Varie, 12 agosto 2004
MONTANO
MONTANO Mario Aldo Livorno 2 maggio 1948. Schermidore. Figlio di Aldo, padre di Aldo • «Maotsino, il piccolo Mao Tse Tung, non perché Mario Aldo, il figlio dell’ingegnere di Berlino, si ispiri alla Rivoluzione culturale ma perché quel volto largo, grassoccio, con occhi che sembrano tagli nella luna, ricorda alla lontana quello dei cinesi [...] Che tipo, il Maotsino. Vedemmo in tv il suo assalto che decise la vittoria a Monaco sui russi: contraddiceva ogni nostra scarsa conoscenza della scherma. L’immaginavamo praticata da giovani ufficiali e nobili blasé. ”In guardia, conte”. E poi quella mania di parlare sempre in francese.
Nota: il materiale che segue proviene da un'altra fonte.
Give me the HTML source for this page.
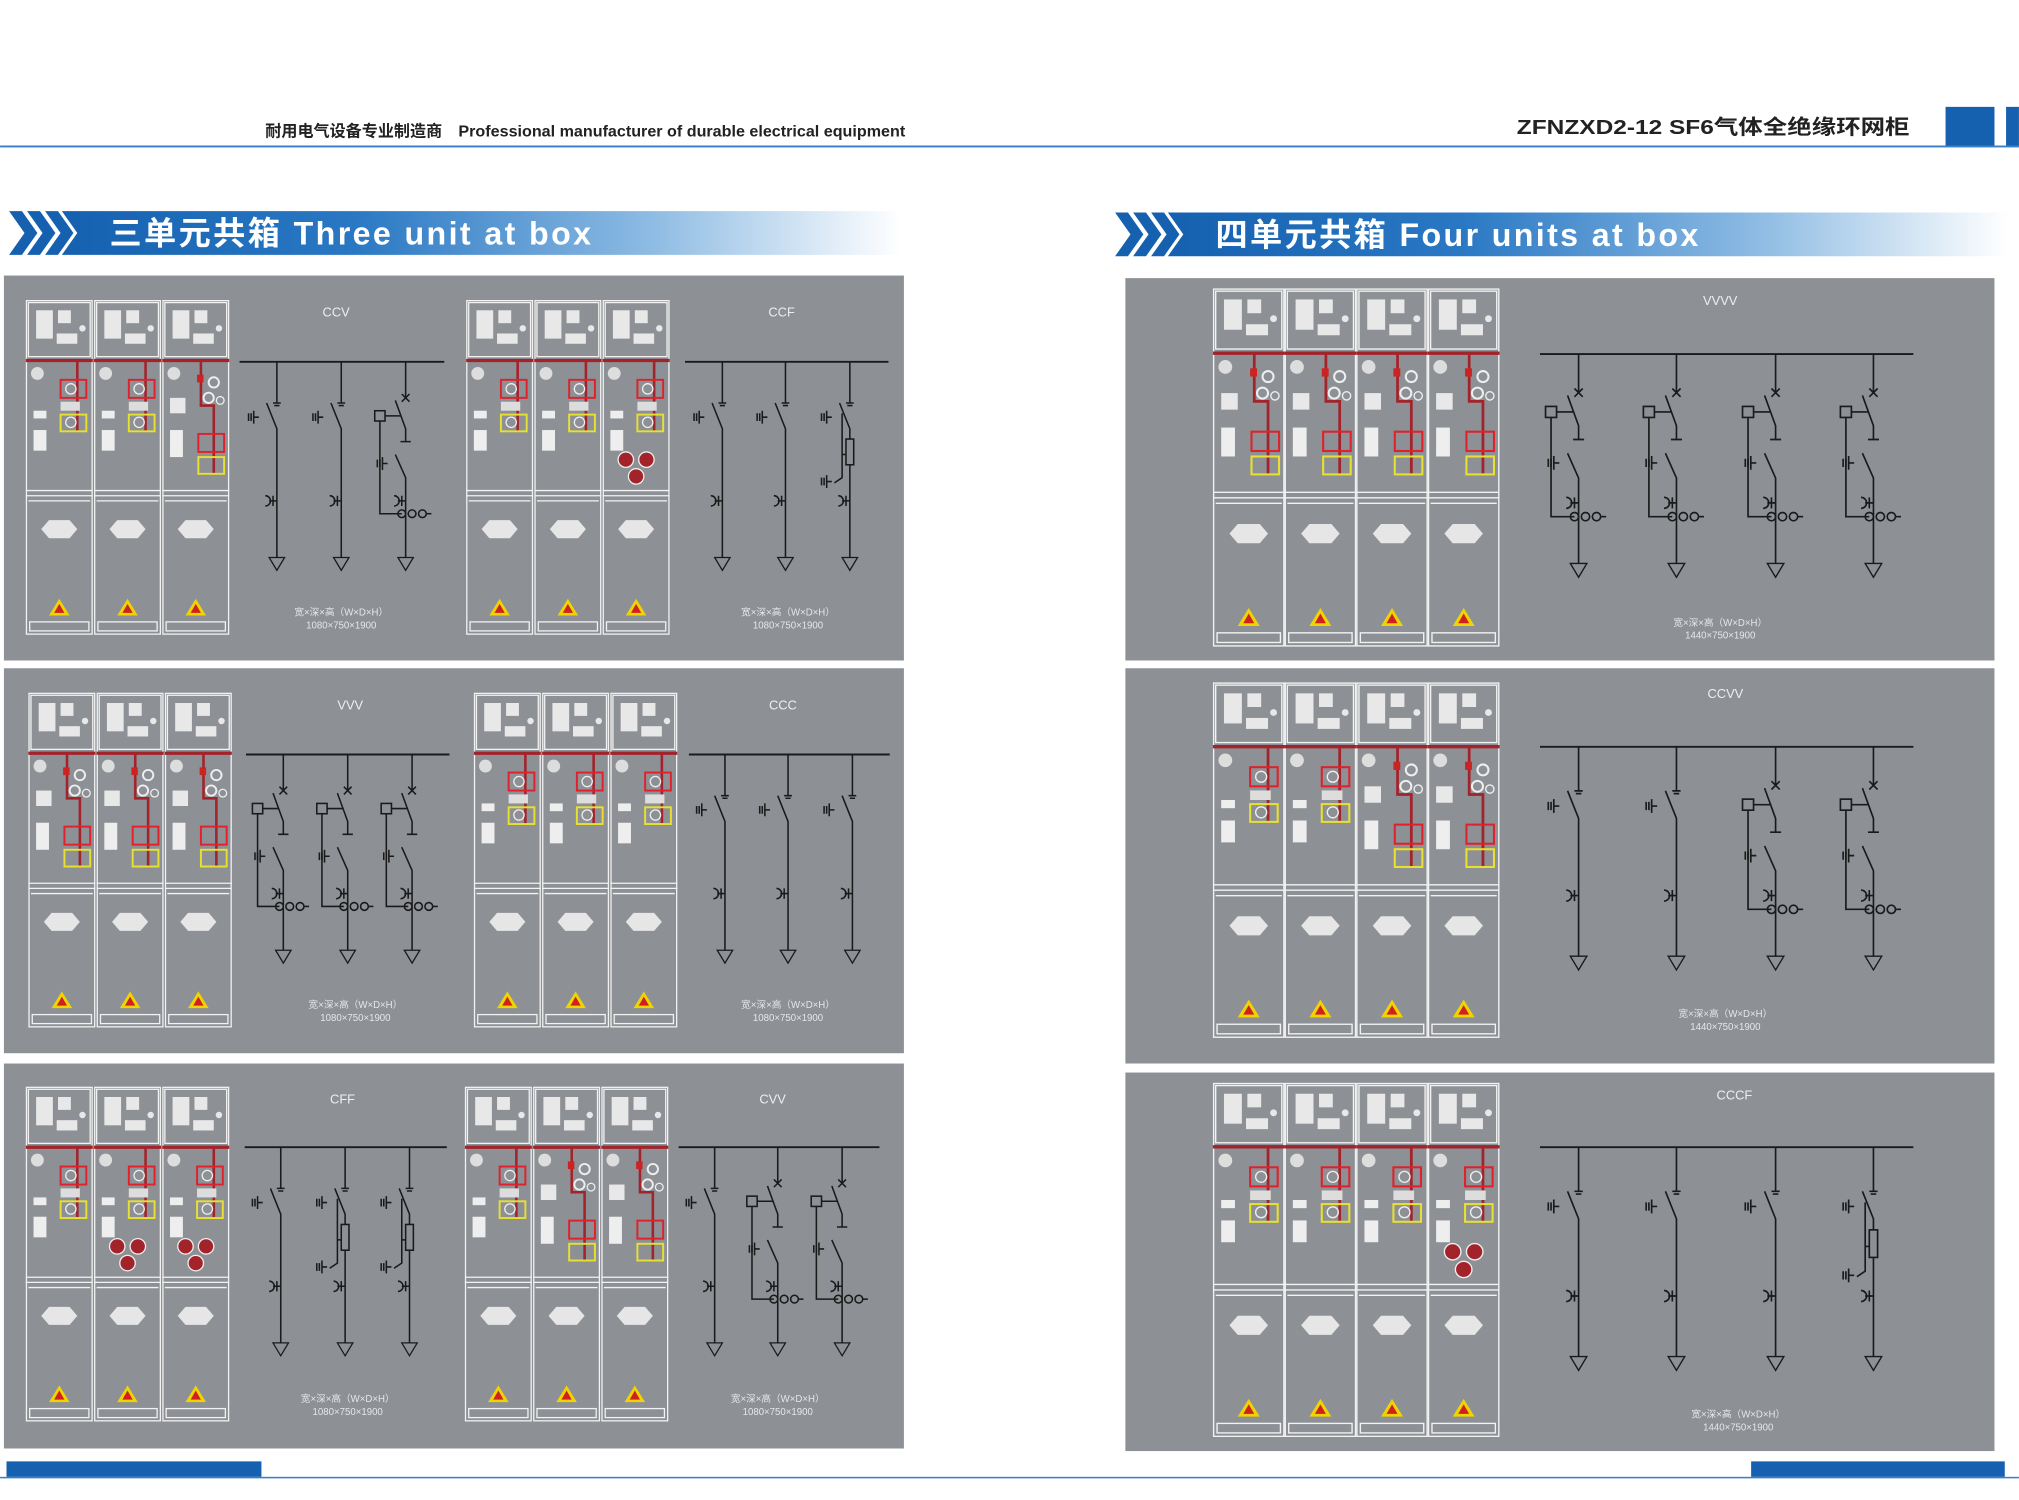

Maotsino in pedana si agitava come Gattuso, urlava come un portuale, se la prendeva con i giudici più di Gaucci (allora erano quattro e l’azione la ricostruivano come pareva a loro). Cento chili di esplosivo dentro una tuta bianca. Altro che ”touché” e ”pardon”. Attorno al figlio, le stesse scene. Non si può tirare contro uno di Livorno se tra il pubblico ci sono dieci livornesi» (Marco Ansaldo, ”La Stampa” 12/1/2004) • « [...] era un po’ in carne, grassoccio, ben diverso dal classico Maffei, compagno di squadra. La sua simpatia era travolgente, pari allo spregiudicato modo di recitare. Ogni incrocio di sciabole, comunque andasse l’assalto, si concludeva con un suo devastante grido di trionfo. Anche se aveva palesemente subito una stoccata. I giudici, poveracci, schierati ai quattro angoli come condannati, gli davano spesso torto e lui scatenava la sua indignazione. Così dall’inizio alla fine, non c’era modo di coniugare la sua recitazione con le norme regolamentari. Lui conosceva soltanto la ”legge del grido”. Ma era un grande. Avrebbe vinto medaglie anche senza strillare, ma non ci sarebbe stato gusto. [...]» (Candido Cannavò, ”La Gazzetta dello Sport” 4/10/2007).